For some $\omega \in \bigcap_{n\ge 1} \{U < F(a+\frac{1}{n})\}$, suppose that $U(\omega)>F(a)$, then there exists $n$ such that $U(\omega)>F(a+1/n)$ since $F$ is increasing and right continuous.

Answer 2

Your approach worked in the case of the uniformly-distributed random variable, because $F$ is continuous and differentiable on $[0,1]$ -- so you are able to integrate the density function.

For a random variable in general the distribution function is non-decreasing and right-continuous -- but could have jump discontinuities.

The reasoning behind (1) is if $E_n$ constitute a contracting sequence of events, then

$$P(\cap_{k=1}^{n}E_k)=\lim_{n \rightarrow \infty}P(E_n)$$

Answer 3

Conceptually, the distribution of $F^{-1}(X)$ is always $U[0,1]$, regardless of the underlying random variable. It just happens that with the simple case of when you already start with a standard uniform, you just get one back. This is just from the definition of a CDF.

Also, I don't see why you think you got a different answer: You've concluded that the probability that the inverse transform of a uniform is less than a value is equal to the CDF of the random variable. So did the "solution". The only difference I see is that they are using $a$ instead of $y$. Also, you relied on integration while the solution relied on limits, which is a more general approach. But you are not wrong in this case.

Answer 4

To compute $\mathbf P\left(F^{-1}(U) \le a\right)$, we should understand the event $\{F^{-1}(U) \le a\}$ better. Notice that if $F^{-1}(U) \equiv \inf\{y : F(y) > U\}$, then by definition of the infimum, for every $n\ge 1$ we have $$ F\left(F^{-1}(U)+\frac{1}{n}\right) > U. $$ If $F^{-1}(U) \le a$, then by monotonicity, $a$ has the property that for every $n\ge 1$, $$ F\left(a + \frac{1}{n}\right) > U. $$ Conversely, if $F\left(a+\frac{1}{n}\right) > U$ for every $n$, then $a$ is at least as big as $\inf\{y : F(y) > U\}$, i.e. $a\ge F^{-1}(U)$. Hence we have \begin{align*} \mathbf P\left(F^{-1}(U) \le a\right) &= \mathbf P\left(\bigcap_{n=1}^\infty\left\{U<F\left(a+\frac{1}{n}\right)\right\}\right) \end{align*} because the two events inside $\mathbf P(\dots)$ are equal.
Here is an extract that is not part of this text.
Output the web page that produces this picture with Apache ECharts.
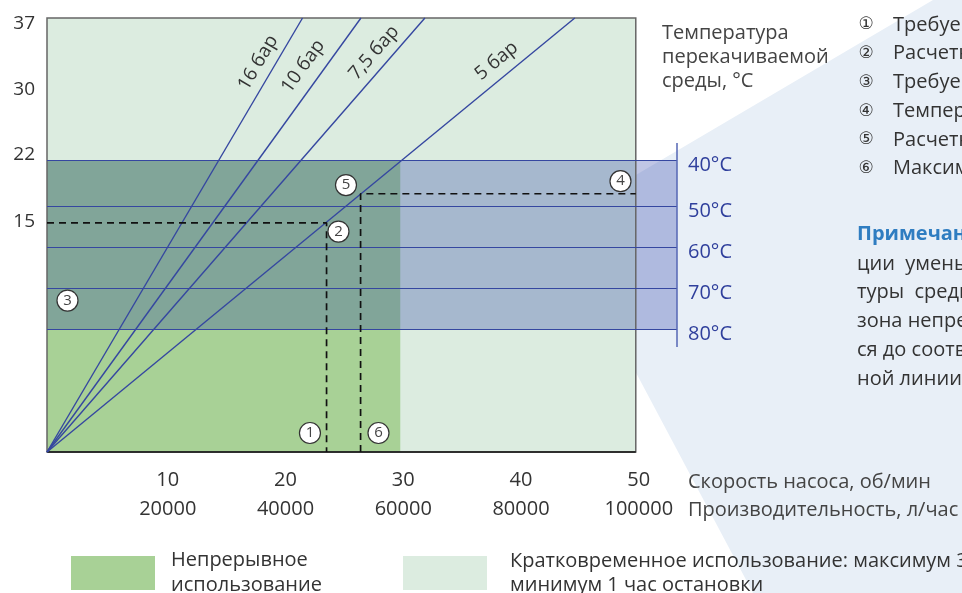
<!DOCTYPE html>
<html><head><meta charset="utf-8">
<script src="https://cdn.jsdelivr.net/npm/echarts@6/dist/echarts.min.js"></script>
<style>html,body{margin:0;padding:0;background:#fff}#c{width:962px;height:593px}</style>
</head><body><div id="c"></div>
<script>
// ---------- data ----------
const speedTicks = [10, 20, 30, 40, 50];
const flowTicks = ['20000', '40000', '60000', '80000', '100000'];
const headTickValues = [53, 68.6, 83.6, 98.7];
const headTickLabels = ['15', '22', '30', '37'];
const pressureNames = ['16 бар', '10 бар', '7,5 бар', '5 бар'];
const pressureTopSpeed = [21.7, 26.66, 32.09, 44.82];
const tempNames = ['40°C', '50°C', '60°C', '70°C', '80°C'];
const tempLevels = [67.2, 56.6, 47.2, 37.7, 28.3];
const tempScaleRange = [24.2, 71.2];
const speedMax = 50, headMax = 100, tempScaleSpeed = 53.5, continuousSpeed = 30;
const requiredSpeed = 23.74, requiredHead = 52.8;
const maxSpeed = 26.63, tempHead = 59.5;
const markerNames = ['1', '2', '3', '4', '5', '6'];
const markerSpeed = [22.33, 24.75, 1.74, 48.7, 25.39, 28.15];
const markerHead = [4.38, 50.8, 34.9, 62.4, 61.5, 4.38];
const legendNames = ['Непрерывное\nиспользование', 'Кратковременное использование: максимум 30 минут работы,\nминимум 1 час остановки'];
const listSymbols = ['①', '②', '③', '④', '⑤', '⑥'];
const listItems = ['Требуемая производительность', 'Расчетная скорость насоса', 'Требуемое давление', 'Температура перекачиваемой среды', 'Расчетная рабочая точка', 'Максимальная скорость насоса'];
const noteTitle = 'Примечание:';
const noteLines = ['при повышении температуры и концентра-', 'ции  уменьшается  давление,  при  повышении  темпера-', 'туры  среды  непрерывного  использования  насоса', 'зона непрерывного использования сокращает-', 'ся до соответствующей температур-', 'ной линии.'];

// ---------- styles ----------
const FONT = '"Open Sans", "Noto Sans", sans-serif';
const FS = 20;
const pressureLabelShift = [25, 34, 21, 56];
const pressureLabelDist = [6, 9, 6, 7];

const chart = echarts.init(document.getElementById('c'), null, {renderer: 'canvas'});

const blank = {type: 'line', data: [], silent: true, symbol: 'none'};

const series = [
  Object.assign({}, blank, {
    name: legendNames[1], z: 1, itemStyle: {color: '#dcece0'},
    markArea: {silent: true, label: {show: false}, itemStyle: {color: '#dcece0'},
      data: [[{coord: [0, 0]}, {coord: [speedMax, headMax]}]]}
  }),
  Object.assign({}, blank, {
    name: legendNames[0], z: 1, itemStyle: {color: '#a8d196'},
    markArea: {silent: true, label: {show: false}, itemStyle: {color: '#a8d196'},
      data: [[{coord: [0, 0]}, {coord: [continuousSpeed, tempLevels[0]]}]]}
  }),
  Object.assign({}, blank, {
    name: 'band', z: 2,
    markArea: {silent: true, label: {show: false}, itemStyle: {color: 'rgba(28,52,160,0.28)'},
      data: [[{coord: [0, tempLevels[tempLevels.length - 1]]}, {coord: [tempScaleSpeed, tempLevels[0]]}]]}
  }),
  Object.assign({}, blank, {
    name: 'frame', z: 3,
    markArea: {silent: true, label: {show: false}, itemStyle: {color: 'rgba(0,0,0,0)', borderColor: '#666', borderWidth: 1.5},
      data: [[{coord: [0, 0]}, {coord: [speedMax, headMax]}]]}
  }),
  Object.assign({}, blank, {
    name: 'temps', z: 4,
    markLine: {silent: true, symbol: 'none', animation: false,
      lineStyle: {color: '#3547a0', width: 1.2, type: 'solid'},
      label: {show: true, position: 'end', distance: 11,
        formatter: p => '{t|' + p.name + '}',
        rich: {t: {color: '#2f3f9c', fontSize: FS, fontFamily: FONT, padding: [10, 0, 0, 0]}}},
      data: tempNames.map((n, i) => [{coord: [0, tempLevels[i]], name: n}, {coord: [tempScaleSpeed, tempLevels[i]]}])
        .concat([[{coord: [tempScaleSpeed, tempScaleRange[0]], label: {show: false}, lineStyle: {color: '#5566b5', width: 1.5}}, {coord: [tempScaleSpeed, tempScaleRange[1]]}]])
    }
  }),
  Object.assign({}, blank, {
    name: 'axis', z: 4,
    markLine: {silent: true, symbol: 'none', animation: false, label: {show: false},
      lineStyle: {color: '#111', width: 1.5, type: 'solid'},
      data: [[{coord: [0, 0]}, {coord: [speedMax, 0]}]]}
  }),
  Object.assign({}, blank, {
    name: 'pressure', z: 5,
    markLine: {silent: true, symbol: 'none', animation: false,
      lineStyle: {color: '#3547a0', width: 1.4, type: 'solid'},
      data: pressureNames.map((n, i) => [
        {coord: [0, 0], name: n, label: {show: true, position: 'insideEndTop', formatter: '{b}', color: '#333', fontSize: 19, fontFamily: FONT, distance: pressureLabelDist[i], padding: [0, pressureLabelShift[i], 0, 0]}},
        {coord: [pressureTopSpeed[i], headMax]}
      ])
    }
  }),
  {type: 'line', name: 'guide1', z: 6, silent: true, symbol: 'none', showSymbol: false,
    lineStyle: {color: '#111', width: 1.7, type: [7, 5]},
    data: [[0, requiredHead], [requiredSpeed, requiredHead], [requiredSpeed, 0]]},
  {type: 'line', name: 'guide2', z: 6, silent: true, symbol: 'none', showSymbol: false,
    lineStyle: {color: '#111', width: 1.7, type: [7, 5]},
    data: [[maxSpeed, 0], [maxSpeed, tempHead], [speedMax, tempHead]]},
  {type: 'scatter', name: 'markers', z: 7, silent: true, symbol: 'circle', symbolSize: 21,
    itemStyle: {color: '#fff', borderColor: '#333', borderWidth: 1.2, opacity: 1},
    label: {show: true, position: 'inside', formatter: p => markerNames[p.dataIndex], color: '#444', fontSize: 15, fontFamily: FONT},
    data: markerSpeed.map((s, i) => [s, markerHead[i]])}
];

const txt = (text, x, y, extra) => Object.assign({
  type: 'text', z: 10, silent: true,
  style: Object.assign({text: text, x: x, y: y, font: FS + 'px ' + FONT, fill: '#333', textVerticalAlign: 'middle', verticalAlign: 'middle'}, extra || {})
});

const graphics = [
  {type: 'polygon', z: 0, silent: true, shape: {points: [[933, 0], [962, 0], [962, 593], [753, 593], [556, 222]]}, style: {fill: '#e8eff7'}},
  {type: 'text', z: 10, silent: true, style: {text: 'Температура\nперекачиваемой\nсреды, °C', x: 662, y: 21, font: FS + 'px ' + FONT, fill: '#444', lineHeight: 24}},
  txt('Скорость насоса, об/мин', 688, 482, {fill: '#444'}),
  txt('Производительность, л/час', 688, 510, {fill: '#444'}),
];
listItems.forEach((t, i) => {
  graphics.push(txt(listSymbols[i], 866, 25 + 28.7 * i, {font: '17px "DejaVu Sans", "Noto Sans CJK SC"', fill: '#333', textAlign: 'center', align: 'center'}));
  graphics.push(txt(t, 893, 25 + 28.7 * i, {fill: '#333'}));
});
graphics.push(txt(noteTitle + ' ' + noteLines[0], 857, 234, {
  text: '{t|' + noteTitle + '} ' + noteLines[0],
  rich: {t: {fill: '#2f7dc1', fontWeight: 'bold', fontSize: FS, fontFamily: FONT}}
}));
noteLines.slice(1).forEach((t, i) => graphics.push(txt(t, 857, 264 + 28.7 * i)));

const legendBase = {padding: 0, itemWidth: 84, itemHeight: 34, icon: 'rect', selectedMode: false, orient: 'horizontal'};

chart.setOption({
  animation: false,
  textStyle: {fontFamily: FONT},
  grid: {left: 47, top: 18, right: 285, bottom: 141},
  xAxis: {
    type: 'value', min: 0, max: tempScaleSpeed,
    axisLine: {show: false}, axisTick: {show: false}, splitLine: {show: false},
    axisLabel: {
      customValues: speedTicks, margin: 14, padding: [0, 0, 0, 6],
      formatter: v => '{a|' + v + '}\n{a|' + flowTicks[speedTicks.indexOf(v)] + '}',
      rich: {a: {fontSize: FS, lineHeight: 29, color: '#333', fontFamily: FONT}}
    }
  },
  yAxis: {
    type: 'value', min: 0, max: headMax,
    axisLine: {show: false}, axisTick: {show: false}, splitLine: {show: false},
    axisLabel: {customValues: headTickValues, margin: 12, fontSize: 19, color: '#333', fontFamily: FONT,
      formatter: v => headTickLabels[headTickValues.indexOf(v)]}
  },
  legend: [
    Object.assign({}, legendBase, {data: [legendNames[0]], left: 71, top: 548,
      textStyle: {fontSize: FS, color: '#333', lineHeight: 25, fontFamily: FONT, padding: [0, 0, 0, 11]}}),
    Object.assign({}, legendBase, {data: [legendNames[1]], left: 403, top: 549,
      textStyle: {fontSize: FS, color: '#333', lineHeight: 24, fontFamily: FONT, padding: [0, 0, 0, 18]}})
  ],
  graphic: graphics,
  series: series
});
</script></body></html>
Now, the events inside the second set of parentheses are nested, so \begin{align*} P\left(\bigcap_{n=1}^\infty\left\{U<F\left(a+\frac{1}{n}\right)\right\}\right) &= \lim_{n\to\infty}\mathbf P\left(U < F\left(a+\frac{1}{n}\right)\right)\\ &= \lim_{n\to\infty}F\left(a+\frac{1}{n}\right) \\ &= F(a), \end{align*} where the second equality uses the definition of $U$ and the last equality follows by right-continuity of the distribution function $F$.